* [Written request]: All of the material should be reproduced exactly, with pictures left out.

──────

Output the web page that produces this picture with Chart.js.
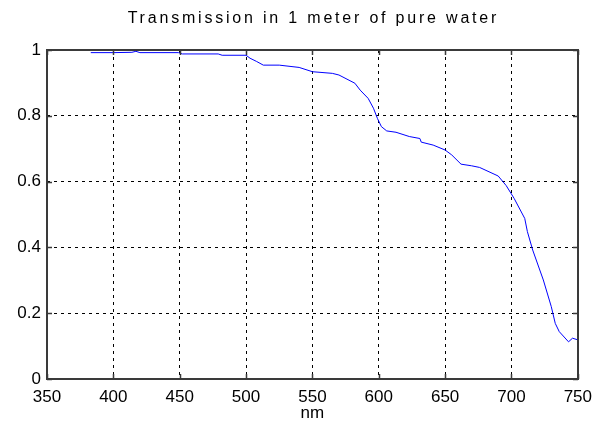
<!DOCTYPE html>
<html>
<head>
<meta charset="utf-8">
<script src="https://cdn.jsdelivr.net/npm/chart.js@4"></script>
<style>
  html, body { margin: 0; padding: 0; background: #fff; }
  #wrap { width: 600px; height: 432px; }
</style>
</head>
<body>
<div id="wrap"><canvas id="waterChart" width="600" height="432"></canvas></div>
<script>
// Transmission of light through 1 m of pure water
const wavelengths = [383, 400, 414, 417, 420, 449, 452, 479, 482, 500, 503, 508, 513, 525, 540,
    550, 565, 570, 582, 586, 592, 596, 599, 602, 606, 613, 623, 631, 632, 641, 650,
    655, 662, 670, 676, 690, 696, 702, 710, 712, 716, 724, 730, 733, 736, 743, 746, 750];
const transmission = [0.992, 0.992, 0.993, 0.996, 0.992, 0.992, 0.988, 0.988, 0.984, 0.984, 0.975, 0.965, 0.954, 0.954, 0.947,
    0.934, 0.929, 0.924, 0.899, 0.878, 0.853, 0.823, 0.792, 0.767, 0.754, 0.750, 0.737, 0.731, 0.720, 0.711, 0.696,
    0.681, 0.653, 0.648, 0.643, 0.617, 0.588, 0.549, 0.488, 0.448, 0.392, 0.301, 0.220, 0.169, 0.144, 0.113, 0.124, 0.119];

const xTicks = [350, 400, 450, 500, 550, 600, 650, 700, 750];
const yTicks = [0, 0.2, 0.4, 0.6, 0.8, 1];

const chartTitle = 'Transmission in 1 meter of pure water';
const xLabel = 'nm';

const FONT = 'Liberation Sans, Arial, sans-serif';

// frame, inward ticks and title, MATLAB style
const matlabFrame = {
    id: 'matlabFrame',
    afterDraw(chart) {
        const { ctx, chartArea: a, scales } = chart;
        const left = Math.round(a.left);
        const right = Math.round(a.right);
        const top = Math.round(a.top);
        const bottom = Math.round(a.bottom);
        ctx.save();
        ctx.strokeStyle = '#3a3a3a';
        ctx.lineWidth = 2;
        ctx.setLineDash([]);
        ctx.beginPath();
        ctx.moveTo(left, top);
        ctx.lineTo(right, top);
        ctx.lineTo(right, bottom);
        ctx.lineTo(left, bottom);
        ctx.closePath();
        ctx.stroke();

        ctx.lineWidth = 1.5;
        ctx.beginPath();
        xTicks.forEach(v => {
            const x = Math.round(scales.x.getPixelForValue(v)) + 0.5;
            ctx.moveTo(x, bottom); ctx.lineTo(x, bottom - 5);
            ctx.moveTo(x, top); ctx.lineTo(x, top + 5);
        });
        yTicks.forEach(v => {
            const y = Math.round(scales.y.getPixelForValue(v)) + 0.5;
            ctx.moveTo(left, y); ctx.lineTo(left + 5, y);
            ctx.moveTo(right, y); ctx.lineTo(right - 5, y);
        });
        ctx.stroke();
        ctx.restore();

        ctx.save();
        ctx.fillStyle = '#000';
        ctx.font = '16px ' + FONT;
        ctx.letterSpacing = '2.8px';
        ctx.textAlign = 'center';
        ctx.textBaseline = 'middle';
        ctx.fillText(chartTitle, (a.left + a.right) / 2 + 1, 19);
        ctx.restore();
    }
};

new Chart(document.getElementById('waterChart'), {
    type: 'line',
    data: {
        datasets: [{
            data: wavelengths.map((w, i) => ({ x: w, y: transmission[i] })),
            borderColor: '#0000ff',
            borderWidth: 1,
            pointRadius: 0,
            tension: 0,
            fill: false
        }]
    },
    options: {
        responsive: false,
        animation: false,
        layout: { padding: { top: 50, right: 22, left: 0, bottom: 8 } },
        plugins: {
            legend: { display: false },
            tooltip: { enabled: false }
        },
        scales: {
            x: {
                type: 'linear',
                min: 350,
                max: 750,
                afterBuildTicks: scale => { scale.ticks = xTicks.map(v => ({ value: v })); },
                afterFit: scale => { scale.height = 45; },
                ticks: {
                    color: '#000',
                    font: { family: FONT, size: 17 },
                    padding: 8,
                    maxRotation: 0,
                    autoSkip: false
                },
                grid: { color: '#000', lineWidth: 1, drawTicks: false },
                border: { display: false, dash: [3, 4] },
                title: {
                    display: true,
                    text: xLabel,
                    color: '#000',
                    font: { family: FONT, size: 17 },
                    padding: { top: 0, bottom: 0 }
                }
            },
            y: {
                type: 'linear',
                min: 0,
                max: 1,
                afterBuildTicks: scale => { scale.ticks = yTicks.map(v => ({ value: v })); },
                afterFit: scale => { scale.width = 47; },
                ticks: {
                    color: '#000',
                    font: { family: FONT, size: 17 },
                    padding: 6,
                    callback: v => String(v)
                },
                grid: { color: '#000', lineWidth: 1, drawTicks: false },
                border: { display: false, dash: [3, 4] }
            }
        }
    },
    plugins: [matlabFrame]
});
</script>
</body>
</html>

──────

* [Result of this task]:
Output the web page that produces this picture with Chart.js.
<!DOCTYPE html>
<html>
<head>
<meta charset="utf-8">
<script src="https://cdn.jsdelivr.net/npm/chart.js@4"></script>
<style>
  html, body { margin: 0; padding: 0; background: #fff; }
  #wrap { width: 600px; height: 432px; }
</style>
</head>
<body>
<div id="wrap"><canvas id="waterChart" width="600" height="432"></canvas></div>
<script>
// Transmission of light through 1 m of pure water
const wavelengths = [383, 400, 414, 417, 420, 449, 452, 479, 482, 500, 503, 508, 513, 525, 540,
    550, 565, 570, 582, 586, 592, 596, 599, 602, 606, 613, 623, 631, 632, 641, 650,
    655, 662, 670, 676, 690, 696, 702, 710, 712, 716, 724, 730, 733, 736, 743, 746, 750];
const transmission = [0.992, 0.992, 0.993, 0.996, 0.992, 0.992, 0.988, 0.988, 0.984, 0.984, 0.975, 0.965, 0.954, 0.954, 0.947,
    0.934, 0.929, 0.924, 0.899, 0.878, 0.853, 0.823, 0.792, 0.767, 0.754, 0.750, 0.737, 0.731, 0.720, 0.711, 0.696,
    0.681, 0.653, 0.648, 0.643, 0.617, 0.588, 0.549, 0.488, 0.448, 0.392, 0.301, 0.220, 0.169, 0.144, 0.113, 0.124, 0.119];

const xTicks = [350, 400, 450, 500, 550, 600, 650, 700, 750];
const yTicks = [0, 0.2, 0.4, 0.6, 0.8, 1];

const chartTitle = 'Transmission in 1 meter of pure water';
const xLabel = 'nm';

const FONT = 'Liberation Sans, Arial, sans-serif';

// frame, inward ticks and title, MATLAB style
const matlabFrame = {
    id: 'matlabFrame',
    afterDraw(chart) {
        const { ctx, chartArea: a, scales } = chart;
        const left = Math.round(a.left);
        const right = Math.round(a.right);
        const top = Math.round(a.top);
        const bottom = Math.round(a.bottom);
        ctx.save();
        ctx.strokeStyle = '#3a3a3a';
        ctx.lineWidth = 2;
        ctx.setLineDash([]);
        ctx.beginPath();
        ctx.moveTo(left, top);
        ctx.lineTo(right, top);
        ctx.lineTo(right, bottom);
        ctx.lineTo(left, bottom);
        ctx.closePath();
        ctx.stroke();

        ctx.lineWidth = 1.5;
        ctx.beginPath();
        xTicks.forEach(v => {
            const x = Math.round(scales.x.getPixelForValue(v)) + 0.5;
            ctx.moveTo(x, bottom); ctx.lineTo(x, bottom - 5);
            ctx.moveTo(x, top); ctx.lineTo(x, top + 5);
        });
        yTicks.forEach(v => {
            const y = Math.round(scales.y.getPixelForValue(v)) + 0.5;
            ctx.moveTo(left, y); ctx.lineTo(left + 5, y);
            ctx.moveTo(right, y); ctx.lineTo(right - 5, y);
        });
        ctx.stroke();
        ctx.restore();

        ctx.save();
        ctx.fillStyle = '#000';
        ctx.font = '16px ' + FONT;
        ctx.letterSpacing = '2.8px';
        ctx.textAlign = 'center';
        ctx.textBaseline = 'middle';
        ctx.fillText(chartTitle, (a.left + a.right) / 2 + 1, 19);
        ctx.restore();
    }
};

new Chart(document.getElementById('waterChart'), {
    type: 'line',
    data: {
        datasets: [{
            data: wavelengths.map((w, i) => ({ x: w, y: transmission[i] })),
            borderColor: '#0000ff',
            borderWidth: 1,
            pointRadius: 0,
            tension: 0,
            fill: false
        }]
    },
    options: {
        responsive: false,
        animation: false,
        layout: { padding: { top: 50, right: 22, left: 0, bottom: 8 } },
        plugins: {
            legend: { display: false },
            tooltip: { enabled: false }
        },
        scales: {
            x: {
                type: 'linear',
                min: 350,
                max: 750,
                afterBuildTicks: scale => { scale.ticks = xTicks.map(v => ({ value: v })); },
                afterFit: scale => { scale.height = 45; },
                ticks: {
                    color: '#000',
                    font: { family: FONT, size: 17 },
                    padding: 8,
                    maxRotation: 0,
                    autoSkip: false
                },
                grid: { color: '#000', lineWidth: 1, drawTicks: false },
                border: { display: false, dash: [3, 4] },
                title: {
                    display: true,
                    text: xLabel,
                    color: '#000',
                    font: { family: FONT, size: 17 },
                    padding: { top: 0, bottom: 0 }
                }
            },
            y: {
                type: 'linear',
                min: 0,
                max: 1,
                afterBuildTicks: scale => { scale.ticks = yTicks.map(v => ({ value: v })); },
                afterFit: scale => { scale.width = 47; },
                ticks: {
                    color: '#000',
                    font: { family: FONT, size: 17 },
                    padding: 6,
                    callback: v => String(v)
                },
                grid: { color: '#000', lineWidth: 1, drawTicks: false },
                border: { display: false, dash: [3, 4] }
            }
        }
    },
    plugins: [matlabFrame]
});
</script>
</body>
</html>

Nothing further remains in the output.